Democratic Sens. Chris Murphy and Richard Blumenthal of Connecticut, Vermont’s Independent Sen. Bernie Sanders and Democratic Sen. Patrick Leahy and Independent Sen. Angus King of Maine asked Granholm to convene stakeholders, including the Federal Energy Regulatory Commission, ISO New England, New England’s governors, utility officials, generators and suppliers to “mitigate these risks.”
The lawmakers did not seek specific action as they joined the region’s governors, Eversource Energy and ISO-New England who previously urged the Department of Energy to develop a response in case of a natural gas shortage this winter.
“We write to ask that you work with federal, regional, state and local stakeholders to identify actions available to prevent energy disruption during the coldest months of the year,” the senators said.

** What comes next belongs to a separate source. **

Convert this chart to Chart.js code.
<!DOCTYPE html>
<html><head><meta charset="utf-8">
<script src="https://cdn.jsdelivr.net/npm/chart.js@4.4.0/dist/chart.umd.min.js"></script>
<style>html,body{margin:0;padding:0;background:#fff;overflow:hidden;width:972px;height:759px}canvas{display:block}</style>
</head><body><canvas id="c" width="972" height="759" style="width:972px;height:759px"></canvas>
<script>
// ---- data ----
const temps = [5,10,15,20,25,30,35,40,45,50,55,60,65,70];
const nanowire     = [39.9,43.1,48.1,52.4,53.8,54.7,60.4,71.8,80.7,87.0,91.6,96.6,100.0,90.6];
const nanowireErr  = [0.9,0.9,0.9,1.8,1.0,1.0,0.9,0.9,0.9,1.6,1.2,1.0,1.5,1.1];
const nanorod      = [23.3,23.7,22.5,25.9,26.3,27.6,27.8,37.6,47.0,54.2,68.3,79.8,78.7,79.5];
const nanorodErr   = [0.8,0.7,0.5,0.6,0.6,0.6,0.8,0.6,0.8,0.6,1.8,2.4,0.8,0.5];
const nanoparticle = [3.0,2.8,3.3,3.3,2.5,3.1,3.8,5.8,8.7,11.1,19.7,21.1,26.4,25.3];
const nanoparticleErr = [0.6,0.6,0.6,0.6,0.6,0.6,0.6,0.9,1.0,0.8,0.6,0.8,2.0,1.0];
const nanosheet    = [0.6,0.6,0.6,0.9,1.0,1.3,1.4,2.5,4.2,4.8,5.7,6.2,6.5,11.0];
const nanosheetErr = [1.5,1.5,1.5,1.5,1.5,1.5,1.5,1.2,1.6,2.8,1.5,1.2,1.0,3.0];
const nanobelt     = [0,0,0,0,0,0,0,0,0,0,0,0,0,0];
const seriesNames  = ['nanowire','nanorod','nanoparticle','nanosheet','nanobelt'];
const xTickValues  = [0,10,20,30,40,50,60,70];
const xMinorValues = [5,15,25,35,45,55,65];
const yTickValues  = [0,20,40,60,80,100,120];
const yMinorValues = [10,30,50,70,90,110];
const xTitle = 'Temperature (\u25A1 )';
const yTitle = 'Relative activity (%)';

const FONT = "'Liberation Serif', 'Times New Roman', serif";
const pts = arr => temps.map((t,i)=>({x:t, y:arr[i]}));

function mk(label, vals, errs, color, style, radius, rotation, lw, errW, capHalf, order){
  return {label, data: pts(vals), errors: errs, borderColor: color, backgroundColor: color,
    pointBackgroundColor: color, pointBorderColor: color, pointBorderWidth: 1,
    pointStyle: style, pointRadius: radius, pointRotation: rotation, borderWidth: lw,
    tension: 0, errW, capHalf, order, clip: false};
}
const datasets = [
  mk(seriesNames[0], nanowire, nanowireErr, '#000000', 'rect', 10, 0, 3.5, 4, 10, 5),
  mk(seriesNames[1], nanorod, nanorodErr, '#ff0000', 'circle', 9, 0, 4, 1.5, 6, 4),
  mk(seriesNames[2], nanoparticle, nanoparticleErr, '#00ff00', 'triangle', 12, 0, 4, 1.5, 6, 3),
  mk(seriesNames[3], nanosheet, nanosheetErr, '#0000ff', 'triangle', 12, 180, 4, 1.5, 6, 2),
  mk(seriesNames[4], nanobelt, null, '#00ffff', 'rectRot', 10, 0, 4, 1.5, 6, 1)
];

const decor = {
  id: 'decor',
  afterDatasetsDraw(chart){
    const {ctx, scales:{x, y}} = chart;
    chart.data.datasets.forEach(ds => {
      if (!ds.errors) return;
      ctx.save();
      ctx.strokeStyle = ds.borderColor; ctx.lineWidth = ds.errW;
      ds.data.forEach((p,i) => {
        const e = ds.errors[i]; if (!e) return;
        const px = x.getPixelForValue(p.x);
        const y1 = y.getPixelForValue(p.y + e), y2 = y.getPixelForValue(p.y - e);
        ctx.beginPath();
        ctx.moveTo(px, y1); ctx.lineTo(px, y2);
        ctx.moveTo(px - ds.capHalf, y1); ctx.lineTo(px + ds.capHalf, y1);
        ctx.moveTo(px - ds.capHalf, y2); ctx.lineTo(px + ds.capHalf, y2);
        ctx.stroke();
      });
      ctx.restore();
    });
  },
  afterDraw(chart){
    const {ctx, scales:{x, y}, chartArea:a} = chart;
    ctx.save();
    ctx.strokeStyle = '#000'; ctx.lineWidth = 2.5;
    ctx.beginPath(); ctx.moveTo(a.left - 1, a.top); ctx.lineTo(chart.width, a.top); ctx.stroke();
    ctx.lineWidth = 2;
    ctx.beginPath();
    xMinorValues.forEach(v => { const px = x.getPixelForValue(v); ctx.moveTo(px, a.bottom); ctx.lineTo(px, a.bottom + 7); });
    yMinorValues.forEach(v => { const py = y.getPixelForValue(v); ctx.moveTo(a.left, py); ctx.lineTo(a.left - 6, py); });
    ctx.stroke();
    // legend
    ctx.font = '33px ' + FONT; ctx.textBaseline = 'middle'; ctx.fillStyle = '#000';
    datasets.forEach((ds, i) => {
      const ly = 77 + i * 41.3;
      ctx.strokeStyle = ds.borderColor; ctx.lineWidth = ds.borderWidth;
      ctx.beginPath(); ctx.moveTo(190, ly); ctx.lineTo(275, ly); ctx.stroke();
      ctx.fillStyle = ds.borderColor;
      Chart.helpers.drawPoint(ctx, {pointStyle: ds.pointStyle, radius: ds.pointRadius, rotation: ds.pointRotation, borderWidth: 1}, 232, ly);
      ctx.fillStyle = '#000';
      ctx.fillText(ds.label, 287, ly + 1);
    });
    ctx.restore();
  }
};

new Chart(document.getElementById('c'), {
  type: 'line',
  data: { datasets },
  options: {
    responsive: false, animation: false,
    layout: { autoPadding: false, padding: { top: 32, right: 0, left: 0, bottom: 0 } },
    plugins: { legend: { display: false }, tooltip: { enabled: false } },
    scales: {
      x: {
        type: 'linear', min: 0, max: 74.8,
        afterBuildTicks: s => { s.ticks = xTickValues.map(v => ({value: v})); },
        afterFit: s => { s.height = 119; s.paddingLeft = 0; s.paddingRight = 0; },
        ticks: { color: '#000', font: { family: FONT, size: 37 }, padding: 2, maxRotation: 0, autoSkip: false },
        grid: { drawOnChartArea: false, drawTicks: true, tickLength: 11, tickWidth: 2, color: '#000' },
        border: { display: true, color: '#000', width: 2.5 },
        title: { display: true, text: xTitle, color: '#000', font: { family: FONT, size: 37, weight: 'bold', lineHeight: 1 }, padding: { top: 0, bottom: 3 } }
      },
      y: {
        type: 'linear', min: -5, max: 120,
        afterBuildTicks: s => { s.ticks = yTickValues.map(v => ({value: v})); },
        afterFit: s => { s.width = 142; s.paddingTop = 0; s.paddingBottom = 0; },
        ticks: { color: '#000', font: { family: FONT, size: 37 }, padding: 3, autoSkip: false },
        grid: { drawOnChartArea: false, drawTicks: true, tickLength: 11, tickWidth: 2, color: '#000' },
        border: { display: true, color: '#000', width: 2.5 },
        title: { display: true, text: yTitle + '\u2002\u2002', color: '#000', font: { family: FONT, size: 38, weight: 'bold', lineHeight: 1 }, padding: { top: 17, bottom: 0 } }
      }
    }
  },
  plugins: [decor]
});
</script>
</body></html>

DOE said it’s working with the administration to closely monitor winter fuel availability, especially if the weather is colder than expected, “and we are preparing to address any resulting risks.” The agency said it works closely with the North American Electric Reliability Corp. and Federal Energy Regulatory Commission and state, industry and interagency partners to help ensure reliability through the winter season.

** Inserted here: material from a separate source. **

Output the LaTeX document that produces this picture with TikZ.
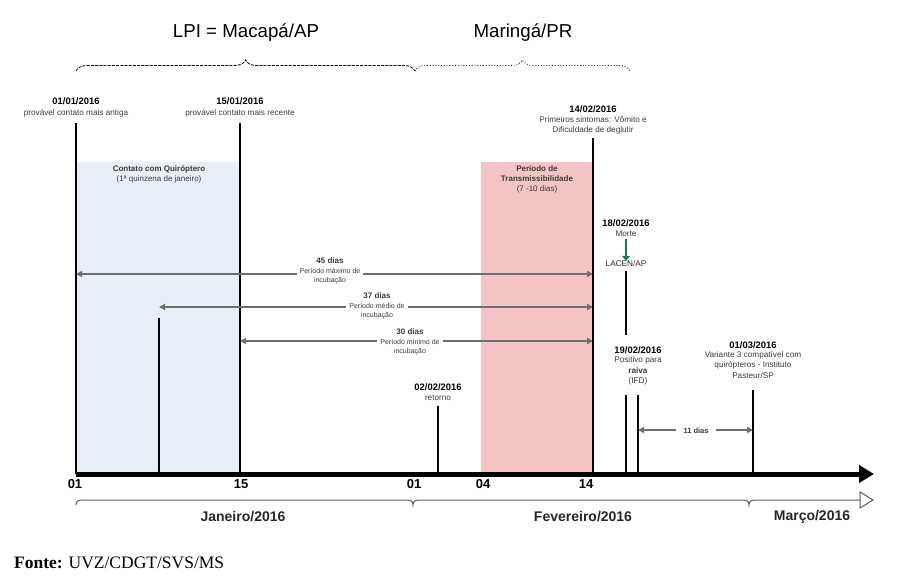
\documentclass[tikz,border=0pt]{standalone}
\usepackage{fontspec}
\setmainfont{Liberation Sans}
\newfontfamily\timesf{Liberation Serif}
\usetikzlibrary{arrows.meta,decorations.pathreplacing}
\definecolor{bluebox}{HTML}{E8EEF8}
\definecolor{pinkbox}{HTML}{F4C3C3}
\definecolor{garr}{HTML}{6E6E6E}
\definecolor{greenarr}{HTML}{1B7A5E}
\definecolor{txtgray}{HTML}{3A3A3A}
\definecolor{brgray}{HTML}{5A5A5A}
\begin{document}
\begin{tikzpicture}[x=1pt,y=-1pt,
  vline/.style={line width=2pt,black},
  garrow/.style={draw=garr,line width=1.4pt,{Triangle[length=6pt,width=6pt]}-{Triangle[length=6pt,width=6pt]}},
  datelab/.style={font=\bfseries\fontsize{9.4}{11}\selectfont,inner sep=0pt,text=black},
  desclab/.style={font=\fontsize{8.2}{10.4}\selectfont,inner sep=0pt,text=txtgray,align=center},
  inclab/.style={font=\fontsize{7}{9.6}\selectfont,text=txtgray,align=center,fill=white,inner xsep=3pt,inner ysep=0pt},
  boxlab/.style={font=\fontsize{8}{10}\selectfont,text=txtgray,align=center,inner sep=0pt},
  ticklab/.style={font=\bfseries\fontsize{13}{14}\selectfont,inner sep=0pt},
  monthlab/.style={font=\bfseries\fontsize{14}{16}\selectfont,inner sep=0pt,text=black!85},
  titlelab/.style={font=\fontsize{18.7}{20}\selectfont,inner sep=0pt}
]
\useasboundingbox (0,0) rectangle (899,586);

% shaded periods
\fill[bluebox] (77,162) rectangle (239,474);
\fill[pinkbox] (481,162) rectangle (593,474);
\node[boxlab] (bluetxt) at (159,174) {\textbf{Contato com Quiróptero}\\(1ª quinzena de janeiro)};
\node[boxlab] (pinktxt) at (537,179) {\textbf{Período de}\\\textbf{Transmissibilidade}\\(7 -10 dias)};

% titles and top braces
\node[titlelab] (t1) at (246,33) {LPI = Macapá/AP};
\node[titlelab] (t2) at (523,33) {Maringá/PR};
\coordinate (bA) at (76,71);
\coordinate (bB) at (415,71);
\coordinate (bC) at (630,71);
\draw[line width=0.8pt,dash pattern=on 3pt off 1.2pt,decorate,decoration={brace,amplitude=11pt}] (bA) -- (bB);
\draw[line width=0.8pt,dotted,decorate,decoration={brace,amplitude=11pt}] (bB) -- (bC);

% axis
\coordinate (ax0) at (76,474);
\coordinate (ax1) at (874,474);
\draw[line width=5pt,-{Triangle[length=15pt,width=17pt]}] (ax0) -- (ax1);
\node[ticklab] (k01) at (75,484) {01};
\node[ticklab] (k15) at (241,484) {15};
\node[ticklab] (k01b) at (414,484) {01};
\node[ticklab] (k04) at (483,484) {04};
\node[ticklab] (k14) at (586,484) {14};

% vertical event lines
\coordinate (v1t) at (76,123); \coordinate (v1b) at (76,474);
\coordinate (v2t) at (240,123); \coordinate (v2b) at (240,474);
\coordinate (v3t) at (159,318); \coordinate (v3b) at (159,474);
\coordinate (v4t) at (438,406); \coordinate (v4b) at (438,474);
\coordinate (v5t) at (593,138); \coordinate (v5b) at (593,474);
\coordinate (v6t) at (626,271); \coordinate (v6b) at (626,335);
\coordinate (v7t) at (626,395); \coordinate (v7b) at (626,473);
\coordinate (v8t) at (638,395); \coordinate (v8b) at (638,473);
\coordinate (v9t) at (753,390); \coordinate (v9b) at (753,473);
\foreach \a/\b in {v1t/v1b,v2t/v2b,v3t/v3b,v4t/v4b,v5t/v5b,v6t/v6b,v7t/v7b,v8t/v8b,v9t/v9b}
  \draw[vline] (\a) -- (\b);

% event labels
\node[datelab] (d1) at (76,101) {01/01/2016};
\node[desclab] (e1) at (76,113) {provável contato mais antiga};
\node[datelab] (d2) at (240,101) {15/01/2016};
\node[desclab] (e2) at (240,113) {provável contato mais recente};
\node[datelab] (d3) at (593,109) {14/02/2016};
\node[desclab] (e3) at (593,125.5) {Primeiros sintomas: Vômito e\\Dificuldade de deglutir};
\node[datelab] (d4) at (438,387) {02/02/2016};
\node[desclab] (e4) at (438,397.5) {retorno};
\node[datelab] (d5) at (626,223) {18/02/2016};
\node[desclab] (e5) at (626,234) {Morte};
\node[desclab,font=\fontsize{8.2}{10}\selectfont,text=black!85] (lacen) at (626,264) {LACEN/AP};
\draw[greenarr,line width=1.8pt,-{Triangle[length=5pt,width=8pt]}] (e5.south) ++(0,1.5) coordinate (g0) -- (lacen.north) ;
\node[datelab] (d6) at (638,350) {19/02/2016};
\node[desclab] (e6) at (638,371) {Positivo para\\\textbf{raiva}\\(IFD)};
\node[datelab] (d7) at (753,345) {01/03/2016};
\node[desclab] (e7) at (753,365) {Variante 3 compatível com\\quirópteros - Instituto\\Pasteur/SP};

% incubation arrows
\coordinate (a45l) at (76,274); \coordinate (a45r) at (593,274);
\coordinate (a37l) at (159,307); \coordinate (a37r) at (593,307);
\coordinate (a30l) at (240,341); \coordinate (a30r) at (593,341);
\coordinate (a11l) at (638,430); \coordinate (a11r) at (753,430);
\draw[garrow] (a45l) -- (a45r);
\draw[garrow] (a37l) -- (a37r);
\draw[garrow] (a30l) -- (a30r);
\draw[garrow] (a11l) -- (a11r);
\node[inclab] (i45) at (330,271) {{\bfseries\fontsize{8}{9.6}\selectfont 45 dias}\\Período máximo de\\incubação};
\node[inclab] (i37) at (377,306) {{\bfseries\fontsize{8}{9.6}\selectfont 37 dias}\\Período médio de\\incubação};
\node[inclab] (i30) at (410,342) {{\bfseries\fontsize{8}{9.6}\selectfont 30 dias}\\Período mínimo de\\incubação};
\node[inclab,font=\bfseries\fontsize{7.5}{9}\selectfont,inner xsep=7pt,inner ysep=1pt] (i11) at (696,431) {11 dias};

% bottom month brackets
\coordinate (m0) at (76,505);
\coordinate (m1) at (413,505);
\coordinate (m2) at (749,505);
\coordinate (m3) at (860,500);
\draw[brgray,line width=1pt]
  (m0) .. controls (76,501) and (78,500) .. (84,500) -- (405,500)
  .. controls (411,500) and (413,501) .. (m1)
  .. controls (413,501) and (415,500) .. (421,500) -- (741,500)
  .. controls (747,500) and (749,501) .. (m2)
  .. controls (749,501) and (751,500) .. (757,500) -- (m3);
\draw[brgray,line width=1pt,fill=white] (860,492) -- (873,500) -- (860,508) -- cycle;
\node[monthlab] (mj) at (243,517) {Janeiro/2016};
\node[monthlab] (mf) at (583,517) {Fevereiro/2016};
\node[monthlab] (mm) at (812,517) {Março/2016};

% source
\node[anchor=west,inner sep=0pt,font=\timesf\fontsize{17.5}{20}\selectfont] (src) at (14,563) {\textbf{Fonte:} UVZ/CDGT/SVS/MS};
\end{tikzpicture}
\end{document}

The governors asked Granholm in July to consider developing a new or modernized strategic energy reserve. And they asked her to look into when it might be appropriate to suspend the Jones Act, a 1920 law that requires cargo shipped between U.S. ports to be carried by U.S. ships with American crews, for the delivery of liquefied natural gas for a portion or all of the winter of 2022-2023.
In October, Eversource Energy CEO Joe Nolan asked President Joe Biden to waive the Jones Act and consider emergency powers to ensure that adequate fuel resources are available in New England this winter. He warned of a possible natural gas shortage in the region that relies on the fuel for power generation.
ISO-NE asked Granholm in August to “stand ready to support targeted requests for exemptions to the Jones Act to allow New England to access domestic LNG by tanker if emergency conditions develop this winter or in the future. The grid operator also asked the agency to “support the states’ and the ISO’s suggestion to develop an energy reserve in New England.”
Ku’uhaku Park, president of the American Maritime Partnership, wrote Tuesday to New England’s six governors that “blaming the Jones Act for this situation is misdirected.”
He said high energy prices in New England are due to a lack of natural gas pipelines and LNG storage capacity, inadequate LNG receiving facilities and the region’s “risky reliance” on costly short term spot market LNG purchases.
The senators told Granholm that New England officials are working to reduce reliance on natural gas with clean energy resources such as offshore wind and hydropower online, but the efforts will take time.
“As a result, the region remains reliant on natural gas, liquefied natural gas and heating oil to bridge supply gaps during the coldest stretch of New England winters,” they said.
And even if the power is uninterrupted this winter, price instability caused by New England’s reliance on the spot market could have “devastating impacts” on consumers who already face some of the highest energy costs in the continental U.S., the senators said.